• [What to work on]: Return the lines below exactly, from the first line to the line that contains "0.775, 0.8, 0.825, 0.85, 0.875, 0.9, 0.925, 0.95, 0.975];". Leave out pictures.

• [Collected data]:
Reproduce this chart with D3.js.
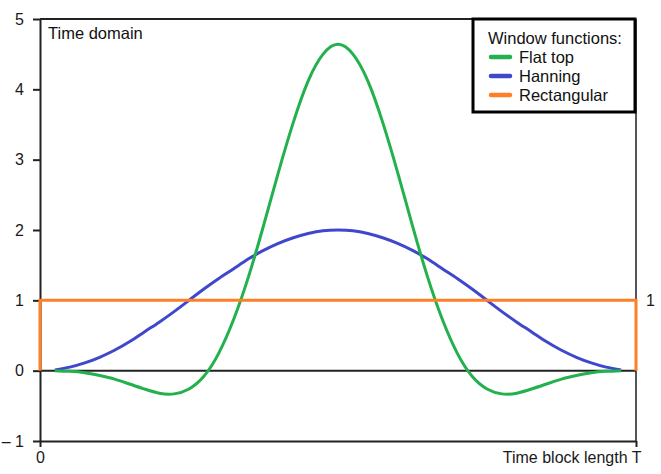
<html>
<head>
<meta charset="utf-8">
<title>Window functions - time domain</title>
<style>
  body { margin: 0; background: white; }
  svg { font-family: "Liberation Sans", Arial, sans-serif; }
  .tick text { fill: #1a1a1a; font-size: 16px; }
</style>
<script src="https://cdn.jsdelivr.net/npm/d3@7"></script>
</head>
<body>
<div id="chart"></div>
<script>
// time in units of the block length T
var winTime = [0.025, 0.05, 0.075, 0.1, 0.125, 0.15, 0.175, 0.2, 0.225, 0.25,
  0.275, 0.3, 0.325, 0.35, 0.375, 0.4, 0.425, 0.45, 0.475, 0.5,
  0.525, 0.55, 0.575, 0.6, 0.625, 0.65, 0.675, 0.7, 0.725, 0.75,
  0.775, 0.8, 0.825, 0.85, 0.875, 0.9, 0.925, 0.95, 0.975];

var flatTop = [0.00, -0.01, -0.03, -0.07, -0.12, -0.19, -0.26, -0.32, -0.33, -0.26,
  -0.08, 0.25, 0.73, 1.34, 2.06, 2.82, 3.53, 4.12, 4.50, 4.64,
  4.50, 4.12, 3.53, 2.82, 2.06, 1.34, 0.73, 0.25, -0.08, -0.26,
  -0.33, -0.32, -0.26, -0.19, -0.12, -0.07, -0.03, -0.01, 0.00];

var hanning = [0.01, 0.05, 0.11, 0.19, 0.29, 0.41, 0.55, 0.69, 0.84, 1.00,
  1.16, 1.31, 1.45, 1.59, 1.71, 1.81, 1.89, 1.95, 1.99, 2.00,
  1.99, 1.95, 1.89, 1.81, 1.71, 1.59, 1.45, 1.31, 1.16, 1.00,
  0.84, 0.69, 0.55, 0.41, 0.29, 0.19, 0.11, 0.05, 0.01];

var rectTime = [0, 0, 1, 1];
var rectangular = [0, 1, 1, 0];

var yTicks = [-1, 0, 1, 2, 3, 4, 5];
var rightTicks = [1];
var xTicks = [0, 1];
var xTickLabels = ["0", "Time block length T"];
var legendTitle = "Window functions:";
var seriesNames = ["Flat top", "Hanning", "Rectangular"];
var seriesColors = ["#22b14c", "#3f48cc", "#ff7f27"];

document.addEventListener("DOMContentLoaded", go);

function go() {
  var W = 661, H = 474;
  var svg = d3.select("#chart").append("svg")
      .attr("width", W)
      .attr("height", H);

  var x = d3.scaleLinear().domain([0, 1]).range([40, 636]);
  var y = d3.scaleLinear().domain([-1, 5]).range([441, 19]);

  // frame: top and right lines
  svg.append("line")
      .attr("x1", x(0)).attr("x2", x(1))
      .attr("y1", y(5)).attr("y2", y(5))
      .attr("stroke", "#222").attr("stroke-width", 2);
  svg.append("line")
      .attr("x1", x(1)).attr("x2", x(1))
      .attr("y1", y(5)).attr("y2", y(-1))
      .attr("stroke", "#555").attr("stroke-width", 2);

  // left axis
  var yAxis = svg.append("g")
      .attr("transform", "translate(" + x(0) + ",0)")
      .call(d3.axisLeft(y)
        .tickValues(yTicks)
        .tickSize(7)
        .tickSizeOuter(0)
        .tickPadding(9)
        .tickFormat(function(d) { return d < 0 ? "\u2013 " + (-d) : d; }));
  yAxis.selectAll("path, line").attr("stroke", "#222").attr("stroke-width", 2);

  // bottom axis
  var xAxis = svg.append("g")
      .attr("transform", "translate(0," + y(-1) + ")")
      .call(d3.axisBottom(x)
        .tickValues(xTicks)
        .tickSize(6)
        .tickSizeOuter(0)
        .tickPadding(5)
        .tickFormat(function(d, i) { return xTickLabels[i]; }));
  xAxis.selectAll("path, line").attr("stroke", "#222").attr("stroke-width", 2);
  xAxis.selectAll(".tick text")
      .attr("font-size", function(d, i) { return i == 1 ? 16.5 : 16; })
      .attr("text-anchor", function(d, i) { return i == 1 ? "end" : "middle"; })
      .attr("dx", function(d, i) { return i == 1 ? 5 : 0; });

  // right axis, label only
  var rAxis = svg.append("g")
      .attr("transform", "translate(" + x(1) + ",0)")
      .call(d3.axisRight(y)
        .tickValues(rightTicks)
        .tickSize(0)
        .tickPadding(10)
        .tickFormat(d3.format("d")));
  rAxis.select(".domain").remove();

  // zero line
  svg.append("line")
      .attr("x1", x(0)).attr("x2", x(1))
      .attr("y1", y(0)).attr("y2", y(0))
      .attr("stroke", "#222").attr("stroke-width", 2);

  var smooth = d3.line()
      .x(function(d, i) { return x(winTime[i]); })
      .y(function(d) { return y(d); })
      .curve(d3.curveNatural);

  svg.append("path")
      .attr("d", smooth(hanning))
      .attr("fill", "none")
      .attr("stroke", seriesColors[1])
      .attr("stroke-width", 3);

  svg.append("path")
      .attr("d", smooth(flatTop))
      .attr("fill", "none")
      .attr("stroke", seriesColors[0])
      .attr("stroke-width", 3);

  var straight = d3.line()
      .x(function(d, i) { return x(rectTime[i]); })
      .y(function(d) { return y(d); });

  svg.append("path")
      .attr("d", straight(rectangular))
      .attr("fill", "none")
      .attr("stroke", seriesColors[2])
      .attr("stroke-width", 3);

  svg.append("text")
      .attr("x", 48).attr("y", 39)
      .attr("font-size", 16.5)
      .attr("fill", "#111")
      .text("Time domain");

  // legend
  var lg = svg.append("g").attr("transform", "translate(473,19)");
  lg.append("rect")
      .attr("width", 162).attr("height", 93)
      .attr("fill", "white")
      .attr("stroke", "black").attr("stroke-width", 3);
  lg.append("text")
      .attr("x", 15).attr("y", 25)
      .attr("font-size", 16.5)
      .attr("fill", "#111")
      .text(legendTitle);
  var items = lg.selectAll(".item")
      .data(seriesNames)
      .enter().append("g")
      .attr("transform", function(d, i) { return "translate(0," + (38 + i * 19) + ")"; });
  items.append("line")
      .attr("x1", 18).attr("x2", 37)
      .attr("stroke", function(d, i) { return seriesColors[i]; })
      .attr("stroke-width", 4.5)
      .attr("stroke-linecap", "round");
  items.append("text")
      .attr("x", 46).attr("y", 6)
      .attr("font-size", 16.5)
      .attr("fill", "#111")
      .text(function(d) { return d; });
}
</script>
</body>
</html>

• [Answer to the exercise]:
Reproduce this chart with D3.js.
<html>
<head>
<meta charset="utf-8">
<title>Window functions - time domain</title>
<style>
  body { margin: 0; background: white; }
  svg { font-family: "Liberation Sans", Arial, sans-serif; }
  .tick text { fill: #1a1a1a; font-size: 16px; }
</style>
<script src="https://cdn.jsdelivr.net/npm/d3@7"></script>
</head>
<body>
<div id="chart"></div>
<script>
// time in units of the block length T
var winTime = [0.025, 0.05, 0.075, 0.1, 0.125, 0.15, 0.175, 0.2, 0.225, 0.25,
  0.275, 0.3, 0.325, 0.35, 0.375, 0.4, 0.425, 0.45, 0.475, 0.5,
  0.525, 0.55, 0.575, 0.6, 0.625, 0.65, 0.675, 0.7, 0.725, 0.75,
  0.775, 0.8, 0.825, 0.85, 0.875, 0.9, 0.925, 0.95, 0.975];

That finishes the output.